In the past year, it has also been so with academics, as I form stronger more coherent ideas about what I regard as high quality research and my potential contributions in the fields I relate to. In the past year I’ve written a few research proposals addressing various topics, mostly receiving feedback much more encouraging than I have hoped for. Things about my personal background and personal abilities which I’ve sometimes thought of as being disadvantages, I’ve also come to see as potential positives, sometimes even proving as my strong points.
As I struggle for self re-definition, seeking my own place and peace of mind in a far away land, I have also come to acknowledge the importance of things I have always took for granted. It is mostly in the absence of even the simplest things that we realize how much we miss and need them.
Happy Spring Semester!
you found some great words for what you went through there. it is something that is hardly explainable, and as an experience is certainly life-changing. the ability to be 'humbled' is very central to becoming a better human being, and i miss this in so many foreigners i've met in HK and elsewhere – keep it up, you're doing great!
Congratulations, Fili!
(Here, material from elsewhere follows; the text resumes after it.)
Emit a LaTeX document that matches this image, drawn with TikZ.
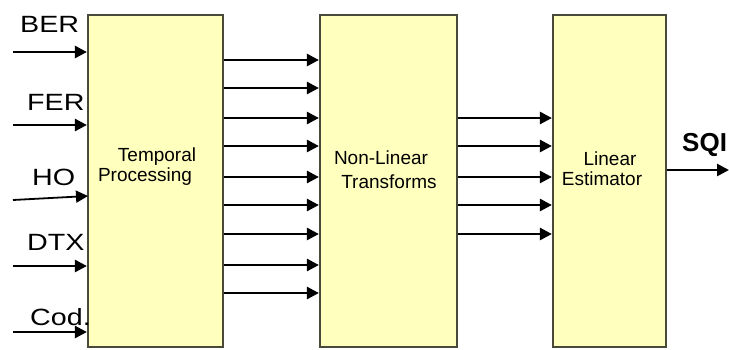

Has it only been three years? I bet it seems like much longer. I'm convinced time goes quickly when you are truly happy and content with what you are doing. From the sounds of this post, I gather that you would agree with me. 🙂
Happy 3rd anniversary!!:D
spectacular shots of the hk skyline and the harbour. the first photo is like a postcard, & i'm guessing the 2nd photo is taken from the peak?
Thanks, Candy, that's nice to hear.
Carrie – yep, these three years have been very intense, that it seems like I'm much more embedded in the region and perhaps more distant than my home culture. ^_^
Thanks, Passerby.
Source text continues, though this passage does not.